Éric Normand, Le Mouton NOIR, Rimouski, le 18 mars 2020
Chaque pratique artistique nécessite un lieu dont l’existence dépend de l’organisation d’une communauté. Le plus souvent par chez nous, la présence d’un endroit dédié à une activité répond soit à des raisons économiques, soit aux revendications de lobbys ou d’associations communautaires.
Dans les grandes villes, les ateliers d’artistes peuvent parfois jouer un rôle désolant dans la chaîne de l’évolution des quartiers et de la spéculation immobilière. Ils arrivent dans un moment creux de la valeur, celui du post-industriel ou du post-autre-chose. Ils redonnent de l’intérêt aux bâtiments et aux secteurs, en rehaussent la qualité de vie et arrivent, bien malgré eux, à la base de la chaîne de l’embourgeoisement. Quand les artistes s’installent, s’ouvrent cafés, restos, boutiques, jusqu’à ce que la boucle se ferme et qu’on évince les artistes pour délit de valeur immobilière, afin de permettre la construction de tours à condos mornes et rentables, qu’on nommera « Cité des Arts ».
Dans des villes de petite taille comme Rimouski, ce phénomène n’existe pas, car les artistes ne représentent pas une masse critique assez importante pour changer le visage d’un quartier. L’existence de lieux dédiés à la pratique des arts dépend alors de prometteurs avisés ou des bonnes intentions et relations qu’entretient l’administration municipale avec la communauté artistique.
Il est important de différencier deux types de lieux consacrés à la pratique des arts : les lieux de production et de recherche qu’occupent les artistes professionnels, et ceux ouverts aux amateurs, leur permettant de s’initier aux arts ou de les pratiquer comme passe-temps.
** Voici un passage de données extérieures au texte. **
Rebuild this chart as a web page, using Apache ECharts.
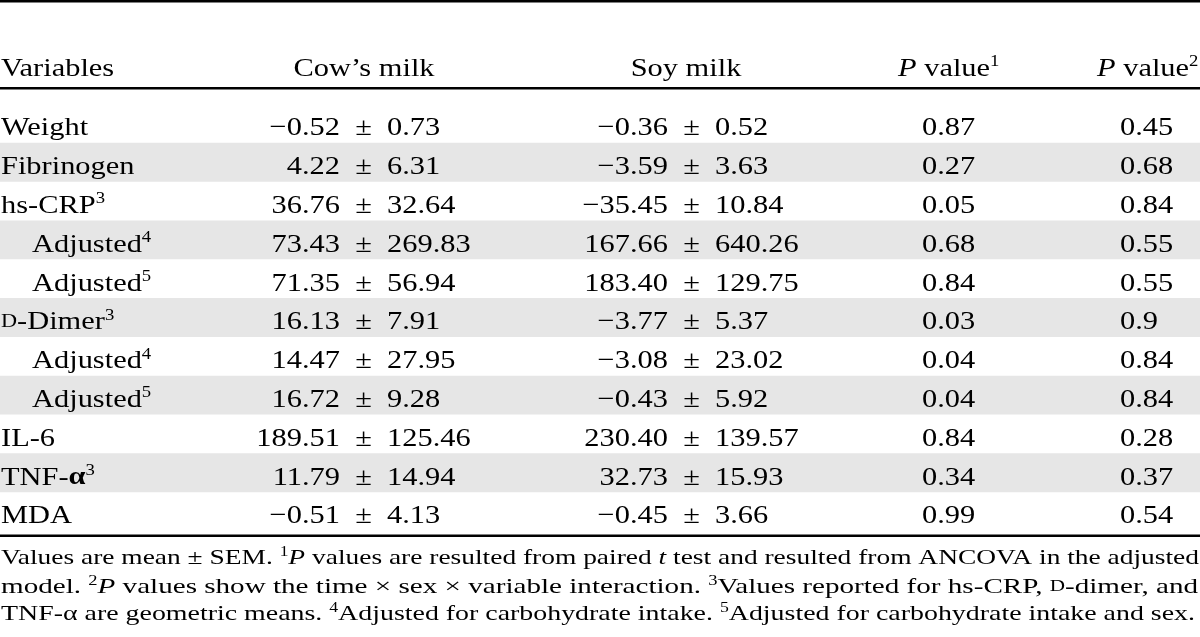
<!DOCTYPE html>
<html><head><meta charset="utf-8">
<script src="https://cdn.jsdelivr.net/npm/echarts@6/dist/echarts.min.js"></script>
<style>html,body{margin:0;padding:0;background:#fff}#chart{width:1200px;height:637px}</style>
</head><body><div id="chart"></div>
<script>
// ---------- data ----------
const variables = ['Weight','Fibrinogen','hs-CRP','Adjusted','Adjusted','D-Dimer','Adjusted','Adjusted','IL-6','TNF-α','MDA'];
const variableNotes = ['','','3','4','5','3','4','5','','3',''];
const subRow = [false,false,false,true,true,false,true,true,false,false,false];
const cowMean = [-0.52, 4.22, 36.76, 73.43, 71.35, 16.13, 14.47, 16.72, 189.51, 11.79, -0.51];
const cowSEM  = [0.73, 6.31, 32.64, 269.83, 56.94, 7.91, 27.95, 9.28, 125.46, 14.94, 4.13];
const soyMean = [-0.36, -3.59, -35.45, 167.66, 183.40, -3.77, -3.08, -0.43, 230.40, 32.73, -0.45];
const soySEM  = [0.52, 3.63, 10.84, 640.26, 129.75, 5.37, 23.02, 5.92, 139.57, 15.93, 3.66];
const pValue1 = [0.87, 0.27, 0.05, 0.68, 0.84, 0.03, 0.04, 0.04, 0.84, 0.34, 0.99];
const pValue2 = [0.45, 0.68, 0.84, 0.55, 0.55, 0.9, 0.84, 0.84, 0.28, 0.37, 0.54];
const headers = ['Variables', 'Cow\u2019s milk', 'Soy milk', 'P value', 'P value'];
const headerNotes = ['', '', '', '1', '2'];
const footnoteLines = [
  [['n','Values are mean \u00b1 SEM. '],['s','1'],['i','P'],['n',' values are resulted from paired '],['i','t'],['n',' test and resulted from ANCOVA in the adjusted']],
  [['n','model. '],['s','2'],['i','P'],['n',' values show the time \u00d7 sex \u00d7 variable interaction. '],['s','3'],['n','Values reported for hs-CRP, '],['sc','D'],['n','-dimer, and']],
  [['n','TNF-\u03b1 are geometric means. '],['s','4'],['n','Adjusted for carbohydrate intake. '],['s','5'],['n','Adjusted for carbohydrate intake and sex.']]
];

// ---------- layout / style ----------
const FONT = '"Liberation Serif", "Times New Roman", serif';
const INK = '#000';
const SX = 1.17;
const layout = { varX: 1, indent: 31, cowPM: 363.5, soyPM: 691.5, pmGap: 23.5, p1X: 922, p2X: 1120, rowDY: 5 };
const headerPos = [[1,'left'],[364,'center'],[686,'center'],[898,'left'],[1097,'left']];

const cellRich = {
  n:  { fontFamily: FONT, fontSize: 26, lineHeight: 30, fill: INK },
  b:  { fontFamily: FONT, fontSize: 26, lineHeight: 30, fontWeight: 'bold', fill: INK },
  i:  { fontFamily: FONT, fontSize: 26, lineHeight: 30, fontStyle: 'italic', fill: INK },
  sc: { fontFamily: FONT, fontSize: 19, lineHeight: 30, fill: INK },
  s:  { fontFamily: FONT, fontSize: 16, lineHeight: 16, verticalAlign: 'top', fill: INK }
};
const footRich = {
  n:  { fontFamily: FONT, fontSize: 22, lineHeight: 26, fill: INK },
  i:  { fontFamily: FONT, fontSize: 22, lineHeight: 26, fontStyle: 'italic', fill: INK },
  sc: { fontFamily: FONT, fontSize: 16, lineHeight: 26, fill: INK },
  s:  { fontFamily: FONT, fontSize: 14, lineHeight: 14, verticalAlign: 'top', fill: INK }
};

const fmt = v => (v < 0 ? '\u2212' : '') + Math.abs(v).toFixed(2);

function varLabel(i) {
  let name = variables[i];
  let out = '';
  if (name.startsWith('D-')) { out += '{sc|D}'; name = name.slice(1); }
  const k = name.indexOf('α');
  if (k >= 0) {
    out += '{n|' + name.slice(0, k) + '}{b|α}' + (name.slice(k + 1) ? '{n|' + name.slice(k + 1) + '}' : '');
  } else out += '{n|' + name + '}';
  if (variableNotes[i]) out += '{s|' + variableNotes[i] + '}';
  return out;
}

function txt(x, y, text, align, rich, sx) {
  return { type: 'text', x: x, y: y, scaleX: sx || SX,
    style: { text: text, rich: rich || cellRich, align: align, textAlign: align,
      verticalAlign: 'middle', textVerticalAlign: 'middle', fill: INK } };
}
function pmCell(cx, y, m, s) {
  return [
    txt(cx - layout.pmGap, y, '{n|' + fmt(m) + '}', 'right'),
    txt(cx, y, '{n|\u00b1}', 'center'),
    txt(cx + layout.pmGap, y, '{n|' + fmt(s) + '}', 'left')
  ];
}

// measure width of token list for footnote justification
const mctx = document.createElement('canvas').getContext('2d');
function tokenWidth(tokens, rich) {
  let w = 0;
  tokens.forEach(([k, t]) => {
    const st = rich[k];
    mctx.font = (st.fontStyle || 'normal') + ' ' + (st.fontWeight || 'normal') + ' ' + st.fontSize + 'px ' + FONT;
    w += mctx.measureText(t).width;
  });
  return w;
}

const rows = variables.map((v, i) => [0, i]);
const footY = [558, 587, 614];
const footEnd = [1199, 1198, 1195];

const graphics = [
  { type: 'rect', shape: { x: 0, y: 0, width: 1200, height: 2.6 }, style: { fill: '#000' } },
  { type: 'rect', shape: { x: 0, y: 87, width: 1200, height: 2.6 }, style: { fill: '#000' } },
  { type: 'rect', shape: { x: 0, y: 534.5, width: 1200, height: 2.4 }, style: { fill: '#000' } }
];
headers.forEach((h, c) => {
  let t;
  if (h.startsWith('P ')) t = '{i|P}{n|' + h.slice(1) + '}';
  else t = '{n|' + h + '}';
  if (headerNotes[c]) t += '{s|' + headerNotes[c] + '}';
  graphics.push(txt(headerPos[c][0], 69, t, headerPos[c][1]));
});
footnoteLines.forEach((tokens, li) => {
  const w = tokenWidth(tokens, footRich);
  const sx = (footEnd[li] - 1) / w;
  const t = tokens.map(([k, s]) => '{' + k + '|' + s + '}').join('');
  graphics.push(txt(1, footY[li], t, 'left', footRich, sx));
});

const chart = echarts.init(document.getElementById('chart'), null, { renderer: 'canvas' });
chart.setOption({
  animation: false,
  backgroundColor: '#fff',
  grid: { left: 0, right: 0, top: 104, bottom: 106 },
  xAxis: { type: 'value', min: 0, max: 1200, show: false },
  yAxis: { type: 'category', inverse: true, data: variables.map((v, i) => String(i)), show: false },
  graphic: graphics,
  series: [
    {
      type: 'custom', data: rows, silent: true, z: 1,
      renderItem: function (params, api) {
        const i = api.value(1);
        if (i % 2 !== 1) return null;
        const c = api.coord([0, i]);
        const h = api.size([0, 1])[1];
        return { type: 'rect', shape: { x: params.coordSys.x, y: c[1] - h / 2, width: params.coordSys.width, height: h },
          style: { fill: '#e6e6e6' } };
      }
    },
    {
      type: 'custom', data: rows, silent: true, z: 2,
      renderItem: function (params, api) {
        const i = api.value(1);
        const y = api.coord([0, i])[1] + layout.rowDY;
        const px = v => api.coord([v, i])[0];
        return { type: 'group', children: [
          txt(px(layout.varX + (subRow[i] ? layout.indent : 0)), y, varLabel(i), 'left'),
          ...pmCell(px(layout.cowPM), y, cowMean[i], cowSEM[i]),
          ...pmCell(px(layout.soyPM), y, soyMean[i], soySEM[i]),
          txt(px(layout.p1X), y, '{n|' + String(pValue1[i]) + '}', 'left'),
          txt(px(layout.p2X), y, '{n|' + String(pValue2[i]) + '}', 'left')
        ] };
      }
    }
  ]
});
</script></body></html>
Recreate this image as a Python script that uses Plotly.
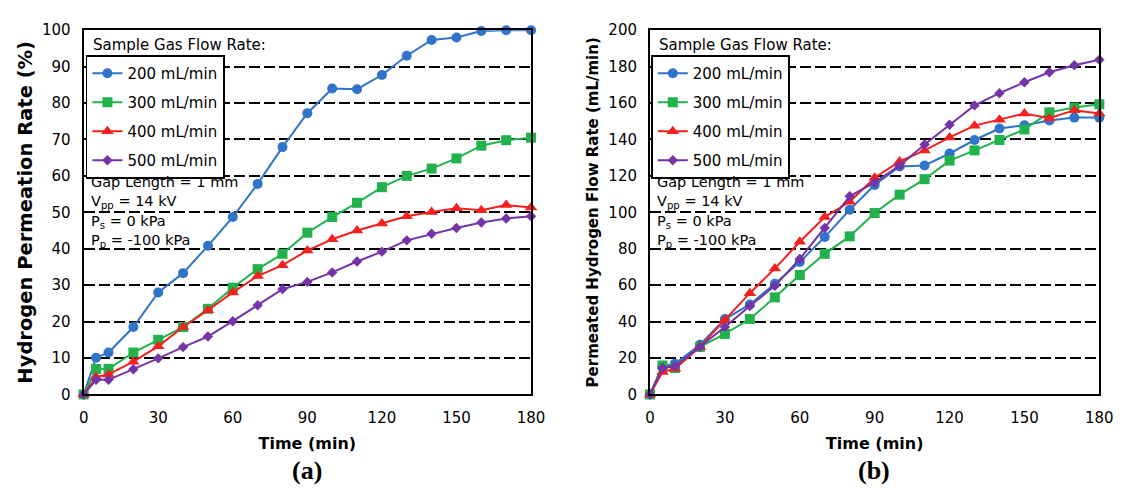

Autrefois, les Ateliers Saint-Louis de Rimouski avaient cette double vocation et abritaient à la fois des ateliers individuels et collectifs.
Aujourd’hui, les locaux pour artistes ont pratiquement disparu à Rimouski. Dans ce contexte, les artistes professionnels sont repoussés chez eux, les plus chanceuses et chanceux se bricolent un atelier au garage ou au sous-sol, loin de l’animation de la cité. Ils s’isolent ainsi de la vie publique et des échanges avec les autres créateurs, une proximité pourtant vitale, à la base même de l’idée d’une culture locale.
Qu’en est-il des pratiques amateurs? Les écoles de danse et de musique s’occupent d’espaces pour la formation. Nos bibliothèques font des efforts pour l’accessibilité à la culture. Toutefois, rien ne nous permet d’avoir un accès collectif et adapté à la création, de convier les citoyens et les citoyennes à une ou à des pratiques artistiques. Plusieurs cours d’art actuellement offerts ne fournissent pas de matériel et se déroulent dans des locaux inappropriés, comme l’ancienne école Claire-L’Heureux-Dubé où vos enfants pourront côtoyer des militaires fantoches simulant la Troisième Guerre mondiale en allant à leur cours de dessin.
Alors que le lobby du sport arrive à se faire construire piscine, glace et anneaux de course, je crois qu’il est grand temps de faire valoir le rôle de la créativité dans la vie d’une communauté. Il le faut si on veut que Rimouski devienne une ville de son temps, innovante, transformant ses contraintes de petite collectivité en atouts. Autrement, aux Jeux du Québec, vous viendrez chanter avec moi : « un cerveau spongieux dans un corps sain ».